In Mike Cohn's book Agile Estimating and Planning there is a chapter entitled "Why Planning Fails" which cites estimates becoming commitments as one key reason for this.
He only writes 1/2 a page on the subject but understanding this is critical to the success of a customer supplier relationship in any software project. Its a trap that all development teams need discipline to avoid but most fall into it every time. The customer is keen to know when their software will be delivered so they're looking for a commitment. The development team must resist the pressure to make a commitment and instead set some expectation.
I say set some expectation because setting one expectation is the same as making a commitment. So, how can some expectations be set?
Having estimated the work, simply adding up all the estimates and pointing to a day in the calendar is easy to do and easy to communicate, but is fraught with danger. In theory an estimate by its very nature contains an element of probability and most estimates are just as likely to be accurate as not. This makes their probability 50%. In order to make a commitment the estimate probability would need to be 100%. However in practice with an highly experienced team estimates probability should be higher; more than 50% probability but still less than 100% - but its still likely that the average accuracy is 50% over the whole project.
Knowing this suggests that just adding the estimates up an pointing to a date is cheating the development team and a little unfair on the customer, because the worst case is that on average the estimates probabilities are 50% which means this date is likely to be wrong, or at least just as likely to be wrong as right.

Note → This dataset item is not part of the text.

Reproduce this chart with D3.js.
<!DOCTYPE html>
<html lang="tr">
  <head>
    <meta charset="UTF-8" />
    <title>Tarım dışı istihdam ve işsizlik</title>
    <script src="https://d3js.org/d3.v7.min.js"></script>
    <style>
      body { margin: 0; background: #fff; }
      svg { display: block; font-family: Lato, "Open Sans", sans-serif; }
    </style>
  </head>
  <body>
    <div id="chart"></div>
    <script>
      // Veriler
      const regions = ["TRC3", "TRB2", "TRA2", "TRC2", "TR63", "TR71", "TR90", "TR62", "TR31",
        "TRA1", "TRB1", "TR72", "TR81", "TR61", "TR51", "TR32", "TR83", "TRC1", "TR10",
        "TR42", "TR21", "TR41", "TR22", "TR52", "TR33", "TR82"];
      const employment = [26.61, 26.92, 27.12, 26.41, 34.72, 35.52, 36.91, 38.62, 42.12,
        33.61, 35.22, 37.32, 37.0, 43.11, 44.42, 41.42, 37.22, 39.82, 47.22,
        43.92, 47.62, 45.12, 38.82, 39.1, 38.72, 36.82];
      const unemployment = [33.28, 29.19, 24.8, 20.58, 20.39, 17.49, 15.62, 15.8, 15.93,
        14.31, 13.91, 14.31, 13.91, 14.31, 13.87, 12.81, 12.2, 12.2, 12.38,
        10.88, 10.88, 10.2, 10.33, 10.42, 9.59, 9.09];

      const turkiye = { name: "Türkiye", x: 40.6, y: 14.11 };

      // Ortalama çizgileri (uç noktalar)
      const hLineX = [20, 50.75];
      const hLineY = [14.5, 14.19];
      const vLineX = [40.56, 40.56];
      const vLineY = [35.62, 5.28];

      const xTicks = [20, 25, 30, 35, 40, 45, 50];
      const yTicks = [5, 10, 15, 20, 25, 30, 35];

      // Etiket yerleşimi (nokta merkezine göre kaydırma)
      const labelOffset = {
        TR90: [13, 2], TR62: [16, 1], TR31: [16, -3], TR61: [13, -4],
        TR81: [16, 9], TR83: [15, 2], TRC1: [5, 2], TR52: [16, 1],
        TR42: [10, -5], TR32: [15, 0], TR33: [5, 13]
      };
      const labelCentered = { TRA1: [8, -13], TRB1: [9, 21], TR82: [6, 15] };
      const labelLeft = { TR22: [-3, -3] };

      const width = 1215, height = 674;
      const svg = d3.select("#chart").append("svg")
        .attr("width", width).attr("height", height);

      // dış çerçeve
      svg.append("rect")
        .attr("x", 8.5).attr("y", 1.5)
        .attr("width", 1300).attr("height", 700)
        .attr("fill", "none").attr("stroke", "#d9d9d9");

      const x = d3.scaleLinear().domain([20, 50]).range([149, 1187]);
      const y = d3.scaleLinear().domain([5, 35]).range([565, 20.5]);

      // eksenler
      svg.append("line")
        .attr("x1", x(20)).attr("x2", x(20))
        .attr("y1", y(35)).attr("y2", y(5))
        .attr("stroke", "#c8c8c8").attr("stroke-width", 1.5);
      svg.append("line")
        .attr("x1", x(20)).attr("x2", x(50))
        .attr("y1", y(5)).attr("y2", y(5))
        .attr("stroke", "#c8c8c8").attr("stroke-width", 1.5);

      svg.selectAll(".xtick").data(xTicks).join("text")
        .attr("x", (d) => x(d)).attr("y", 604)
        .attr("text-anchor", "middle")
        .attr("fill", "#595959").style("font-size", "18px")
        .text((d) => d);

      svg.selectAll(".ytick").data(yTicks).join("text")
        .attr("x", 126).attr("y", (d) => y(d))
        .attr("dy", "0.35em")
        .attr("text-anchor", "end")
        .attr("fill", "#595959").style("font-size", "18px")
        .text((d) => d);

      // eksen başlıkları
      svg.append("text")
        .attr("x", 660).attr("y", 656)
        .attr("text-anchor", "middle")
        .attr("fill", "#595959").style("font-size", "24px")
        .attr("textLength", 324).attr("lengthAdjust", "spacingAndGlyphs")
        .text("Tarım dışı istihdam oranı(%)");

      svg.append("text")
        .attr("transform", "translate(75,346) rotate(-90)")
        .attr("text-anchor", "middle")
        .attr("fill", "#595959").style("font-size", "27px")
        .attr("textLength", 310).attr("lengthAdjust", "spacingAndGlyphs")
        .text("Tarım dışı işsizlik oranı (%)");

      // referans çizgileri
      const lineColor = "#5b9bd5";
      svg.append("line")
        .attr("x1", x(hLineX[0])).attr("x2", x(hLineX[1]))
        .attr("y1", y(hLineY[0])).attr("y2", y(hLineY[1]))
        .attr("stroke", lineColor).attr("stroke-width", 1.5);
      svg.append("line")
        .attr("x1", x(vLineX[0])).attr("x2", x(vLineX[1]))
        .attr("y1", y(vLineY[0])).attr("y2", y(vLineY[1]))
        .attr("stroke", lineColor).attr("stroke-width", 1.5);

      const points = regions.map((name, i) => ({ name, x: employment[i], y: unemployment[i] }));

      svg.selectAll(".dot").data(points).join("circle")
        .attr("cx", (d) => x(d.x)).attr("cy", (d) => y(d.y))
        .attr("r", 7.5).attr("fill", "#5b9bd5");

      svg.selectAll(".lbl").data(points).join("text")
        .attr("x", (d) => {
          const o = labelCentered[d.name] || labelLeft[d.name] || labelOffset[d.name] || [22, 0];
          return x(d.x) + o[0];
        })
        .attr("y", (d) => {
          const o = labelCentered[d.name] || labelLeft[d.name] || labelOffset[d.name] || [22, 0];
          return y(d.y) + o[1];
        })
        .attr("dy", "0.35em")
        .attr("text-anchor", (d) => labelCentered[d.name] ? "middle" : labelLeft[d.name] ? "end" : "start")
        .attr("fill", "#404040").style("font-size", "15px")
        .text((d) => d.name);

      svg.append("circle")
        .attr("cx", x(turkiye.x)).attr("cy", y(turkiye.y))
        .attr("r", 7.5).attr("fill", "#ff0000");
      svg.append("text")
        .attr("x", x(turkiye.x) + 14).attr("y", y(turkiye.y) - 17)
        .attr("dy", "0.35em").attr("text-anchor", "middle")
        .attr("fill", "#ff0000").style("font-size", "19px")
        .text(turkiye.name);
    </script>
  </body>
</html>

A useful mechanism for dealing with this is to ask the team for 2 estimates one average estimate and one worst case estimate then calculate 2 standard deviations against the 2 sets of estimates. Take this value and add it into the schedule on top of all the estimates to create a buffer and set some expectation by stating that the earliest the work can be completed is at the beginning of the buffer but that it is more likely to complete at the end. To support this make sure that when the developers express a large delta between average and worst case estimates that they articulate why that exists - thus explaining to the customer why there is a risk.
Its also a good idea to adapt planning poker by giving the team 2 sets of cards and ask them to play 2 in each round - they need 2 packs because sometimes confidence is high enough to play the same card for average and worst case estimates. Finally, be careful not to confuse probability and accuracy - when and estimate is known but the work isn't started we can talk about its probability - its not until the work is complete that we know anything about its accuracy.